Yes, it really is that easy.

Network Load Balancing (NLB) and Network Interface Card (NIC) Teaming

The quick summary of this post is, “Don’t use NLB on teamed NICs.”


Microsoft clearly says that NIC teaming “may” cause problems with NLB in KB 278431.


This is where things get confusing, because the issue is just that; it may be a problem. The reasoning is really fairly simple. Teaming software, in many cases, overwrites the MAC address of the individual NICs in the team. Well, NLB, in Unicast, also overwrites the MAC address. So, the problem is:


  • Will the teaming software allow the overwrite behavior of Unicast?
  • Will the teaming software handle the failure of a NIC in the team and the overwrite process of NLB in the event of a NIC failure?

The answers are, it might not allow the overwrite in Unicast, and it might not behave properly in the event of a NIC failure and passing of the MAC to the other NIC in the team. Thus, the “may” statement earlier.


The way it needs to work is that teaming software for NICs nees to support the overwrite of MAC addresses. Many vendors do now provide this support. A workaround exists allowing the team MAC address to be set directly through the management tool. Compaq/HP, for example, defaults to the MAC address of the primary adapter. After NLB sets the MAC on the virtual adapter (the NIC team), the Compaq/HP software does not propagate the MAC address to the physical adapters. To make it work, you have to copy the NLB MAC and paste it into the team MAC in the management software.

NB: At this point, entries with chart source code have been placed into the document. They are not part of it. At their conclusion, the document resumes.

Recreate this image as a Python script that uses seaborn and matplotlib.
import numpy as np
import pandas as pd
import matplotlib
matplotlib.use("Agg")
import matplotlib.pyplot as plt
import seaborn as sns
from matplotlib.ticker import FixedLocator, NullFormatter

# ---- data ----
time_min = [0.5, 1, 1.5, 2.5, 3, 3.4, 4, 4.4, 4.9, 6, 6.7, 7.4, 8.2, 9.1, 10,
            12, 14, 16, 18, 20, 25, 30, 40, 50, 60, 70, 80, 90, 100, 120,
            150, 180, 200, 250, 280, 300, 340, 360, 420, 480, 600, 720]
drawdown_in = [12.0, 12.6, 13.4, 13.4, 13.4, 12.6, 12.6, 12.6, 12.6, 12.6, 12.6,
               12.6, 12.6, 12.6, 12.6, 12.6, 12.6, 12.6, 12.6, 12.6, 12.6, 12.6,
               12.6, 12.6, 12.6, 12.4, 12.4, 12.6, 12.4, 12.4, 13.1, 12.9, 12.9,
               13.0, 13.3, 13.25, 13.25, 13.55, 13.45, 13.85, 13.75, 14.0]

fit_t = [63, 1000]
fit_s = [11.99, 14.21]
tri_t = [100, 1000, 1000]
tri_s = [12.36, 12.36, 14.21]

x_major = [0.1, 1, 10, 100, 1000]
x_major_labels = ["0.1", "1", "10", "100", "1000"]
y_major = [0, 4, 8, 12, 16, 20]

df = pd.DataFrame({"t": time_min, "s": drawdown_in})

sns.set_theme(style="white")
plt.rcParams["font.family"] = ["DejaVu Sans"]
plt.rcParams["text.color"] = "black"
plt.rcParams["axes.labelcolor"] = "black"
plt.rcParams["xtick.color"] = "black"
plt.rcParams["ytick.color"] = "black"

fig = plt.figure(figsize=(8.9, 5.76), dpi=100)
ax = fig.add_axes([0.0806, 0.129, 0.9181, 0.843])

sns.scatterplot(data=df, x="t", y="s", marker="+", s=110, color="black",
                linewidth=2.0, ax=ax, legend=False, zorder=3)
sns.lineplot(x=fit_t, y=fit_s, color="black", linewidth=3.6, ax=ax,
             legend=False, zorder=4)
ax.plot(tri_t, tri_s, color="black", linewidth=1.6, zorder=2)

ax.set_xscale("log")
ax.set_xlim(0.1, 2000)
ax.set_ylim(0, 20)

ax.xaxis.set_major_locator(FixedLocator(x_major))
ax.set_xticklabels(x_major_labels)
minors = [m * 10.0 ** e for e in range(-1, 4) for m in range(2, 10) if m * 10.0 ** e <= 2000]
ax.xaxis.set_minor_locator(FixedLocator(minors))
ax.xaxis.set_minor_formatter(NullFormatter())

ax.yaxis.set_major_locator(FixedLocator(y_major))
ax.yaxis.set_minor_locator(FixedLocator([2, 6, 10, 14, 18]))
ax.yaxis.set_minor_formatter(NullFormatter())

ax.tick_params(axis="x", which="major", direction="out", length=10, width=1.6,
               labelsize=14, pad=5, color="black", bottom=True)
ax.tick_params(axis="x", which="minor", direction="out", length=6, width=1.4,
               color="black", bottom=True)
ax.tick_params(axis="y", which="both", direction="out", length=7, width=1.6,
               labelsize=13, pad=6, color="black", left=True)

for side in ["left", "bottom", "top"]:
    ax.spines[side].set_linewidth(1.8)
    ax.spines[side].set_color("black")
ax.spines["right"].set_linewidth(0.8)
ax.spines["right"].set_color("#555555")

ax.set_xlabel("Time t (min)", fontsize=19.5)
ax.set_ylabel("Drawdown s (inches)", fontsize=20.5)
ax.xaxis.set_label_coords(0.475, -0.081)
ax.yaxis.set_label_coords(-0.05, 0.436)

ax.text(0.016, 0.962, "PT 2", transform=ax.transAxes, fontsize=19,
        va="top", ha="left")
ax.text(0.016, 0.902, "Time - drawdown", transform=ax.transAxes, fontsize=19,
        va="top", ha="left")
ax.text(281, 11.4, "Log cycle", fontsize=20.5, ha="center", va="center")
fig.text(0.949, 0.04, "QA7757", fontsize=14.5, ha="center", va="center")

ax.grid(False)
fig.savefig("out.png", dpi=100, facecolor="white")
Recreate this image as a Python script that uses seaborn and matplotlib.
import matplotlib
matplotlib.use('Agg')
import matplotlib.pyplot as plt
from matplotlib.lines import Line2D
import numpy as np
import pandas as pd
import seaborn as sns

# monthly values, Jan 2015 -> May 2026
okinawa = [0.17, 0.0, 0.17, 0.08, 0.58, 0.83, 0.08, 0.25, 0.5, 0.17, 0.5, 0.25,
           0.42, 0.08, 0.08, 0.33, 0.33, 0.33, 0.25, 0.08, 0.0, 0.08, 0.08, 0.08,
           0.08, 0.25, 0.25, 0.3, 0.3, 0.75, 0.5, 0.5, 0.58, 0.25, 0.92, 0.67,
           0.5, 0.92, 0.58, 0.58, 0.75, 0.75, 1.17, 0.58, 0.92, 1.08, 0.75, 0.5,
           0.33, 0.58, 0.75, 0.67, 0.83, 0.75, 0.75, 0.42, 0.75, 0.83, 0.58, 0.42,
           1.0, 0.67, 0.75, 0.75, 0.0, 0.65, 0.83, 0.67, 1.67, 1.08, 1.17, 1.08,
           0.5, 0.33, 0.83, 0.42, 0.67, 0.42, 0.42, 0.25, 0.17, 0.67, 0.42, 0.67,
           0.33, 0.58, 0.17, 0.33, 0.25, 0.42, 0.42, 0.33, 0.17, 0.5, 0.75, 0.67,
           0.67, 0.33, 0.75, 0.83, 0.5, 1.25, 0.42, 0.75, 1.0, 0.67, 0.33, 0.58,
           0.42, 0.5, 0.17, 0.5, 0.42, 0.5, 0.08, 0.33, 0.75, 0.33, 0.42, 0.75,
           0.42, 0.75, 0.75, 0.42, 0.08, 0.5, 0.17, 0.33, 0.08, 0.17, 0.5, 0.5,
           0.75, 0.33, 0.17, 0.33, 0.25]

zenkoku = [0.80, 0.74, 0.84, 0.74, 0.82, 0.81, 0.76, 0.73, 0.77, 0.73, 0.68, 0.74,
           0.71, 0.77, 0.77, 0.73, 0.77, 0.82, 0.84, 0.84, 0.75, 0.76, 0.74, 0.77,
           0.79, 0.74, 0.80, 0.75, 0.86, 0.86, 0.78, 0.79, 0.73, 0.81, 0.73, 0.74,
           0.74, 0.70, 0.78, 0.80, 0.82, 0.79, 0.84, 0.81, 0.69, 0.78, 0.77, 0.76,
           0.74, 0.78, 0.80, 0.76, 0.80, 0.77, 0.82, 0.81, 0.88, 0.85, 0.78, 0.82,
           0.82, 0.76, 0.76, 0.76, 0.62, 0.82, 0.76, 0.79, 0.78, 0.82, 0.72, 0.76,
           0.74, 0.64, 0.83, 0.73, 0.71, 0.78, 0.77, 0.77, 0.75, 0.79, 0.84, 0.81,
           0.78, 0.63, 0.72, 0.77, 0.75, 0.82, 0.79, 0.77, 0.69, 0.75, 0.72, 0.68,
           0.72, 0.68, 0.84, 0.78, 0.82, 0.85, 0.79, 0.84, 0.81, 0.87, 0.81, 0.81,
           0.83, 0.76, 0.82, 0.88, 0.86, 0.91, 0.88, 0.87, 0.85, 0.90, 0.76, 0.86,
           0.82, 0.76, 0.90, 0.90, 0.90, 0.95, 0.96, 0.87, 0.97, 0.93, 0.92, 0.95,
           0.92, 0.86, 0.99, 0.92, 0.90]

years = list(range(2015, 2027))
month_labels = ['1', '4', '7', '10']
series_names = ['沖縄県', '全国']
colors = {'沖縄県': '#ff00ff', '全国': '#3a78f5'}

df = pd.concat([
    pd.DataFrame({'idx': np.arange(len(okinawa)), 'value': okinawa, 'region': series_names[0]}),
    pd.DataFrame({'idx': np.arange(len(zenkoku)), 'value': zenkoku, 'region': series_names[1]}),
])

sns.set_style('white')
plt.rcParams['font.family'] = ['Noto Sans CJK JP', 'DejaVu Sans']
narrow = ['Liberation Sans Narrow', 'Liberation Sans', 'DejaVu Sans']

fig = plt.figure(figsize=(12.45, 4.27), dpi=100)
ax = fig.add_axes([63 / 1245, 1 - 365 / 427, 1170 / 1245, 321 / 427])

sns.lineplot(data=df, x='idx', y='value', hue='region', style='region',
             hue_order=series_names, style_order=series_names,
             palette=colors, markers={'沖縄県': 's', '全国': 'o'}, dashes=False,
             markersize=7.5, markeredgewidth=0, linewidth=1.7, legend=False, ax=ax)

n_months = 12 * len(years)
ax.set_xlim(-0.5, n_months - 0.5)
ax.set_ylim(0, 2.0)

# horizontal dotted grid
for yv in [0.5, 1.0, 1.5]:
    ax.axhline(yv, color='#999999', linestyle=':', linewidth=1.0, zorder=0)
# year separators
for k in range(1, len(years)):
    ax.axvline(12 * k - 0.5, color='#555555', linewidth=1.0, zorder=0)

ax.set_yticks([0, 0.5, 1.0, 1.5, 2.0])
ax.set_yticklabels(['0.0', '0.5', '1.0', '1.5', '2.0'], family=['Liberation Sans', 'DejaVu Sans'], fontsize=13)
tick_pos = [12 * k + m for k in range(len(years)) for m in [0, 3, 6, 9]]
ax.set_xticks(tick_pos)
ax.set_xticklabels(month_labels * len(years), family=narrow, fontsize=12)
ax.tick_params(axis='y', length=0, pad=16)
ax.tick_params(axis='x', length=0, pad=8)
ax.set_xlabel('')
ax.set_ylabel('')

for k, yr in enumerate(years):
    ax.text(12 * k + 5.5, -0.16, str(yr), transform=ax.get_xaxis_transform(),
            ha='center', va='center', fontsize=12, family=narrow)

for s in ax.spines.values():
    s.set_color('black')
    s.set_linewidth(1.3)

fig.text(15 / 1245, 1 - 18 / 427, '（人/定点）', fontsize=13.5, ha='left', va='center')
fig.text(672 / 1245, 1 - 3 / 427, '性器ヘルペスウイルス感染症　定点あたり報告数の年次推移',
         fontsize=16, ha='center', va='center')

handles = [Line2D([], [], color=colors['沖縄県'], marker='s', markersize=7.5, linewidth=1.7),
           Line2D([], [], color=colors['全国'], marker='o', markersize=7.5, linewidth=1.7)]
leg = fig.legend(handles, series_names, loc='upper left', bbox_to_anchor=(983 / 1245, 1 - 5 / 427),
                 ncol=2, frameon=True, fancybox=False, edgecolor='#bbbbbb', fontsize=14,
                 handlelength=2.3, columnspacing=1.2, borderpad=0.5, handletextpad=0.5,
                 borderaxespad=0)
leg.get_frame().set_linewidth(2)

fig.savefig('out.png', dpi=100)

Workarounds and High Availability environments can not be used in the same sentence, thus, this is not a best practice.


My contention is simple: Since we can’t guarantee transparncy of failure of the team and how it allows NLB overwrites of the MAC (this is a hardware driver issue that Microsoft can not guarantee will behave properly), it should be considered a best practice to not use teaming for NLB NICs.


By the way, this behavior does not change in Longhorn.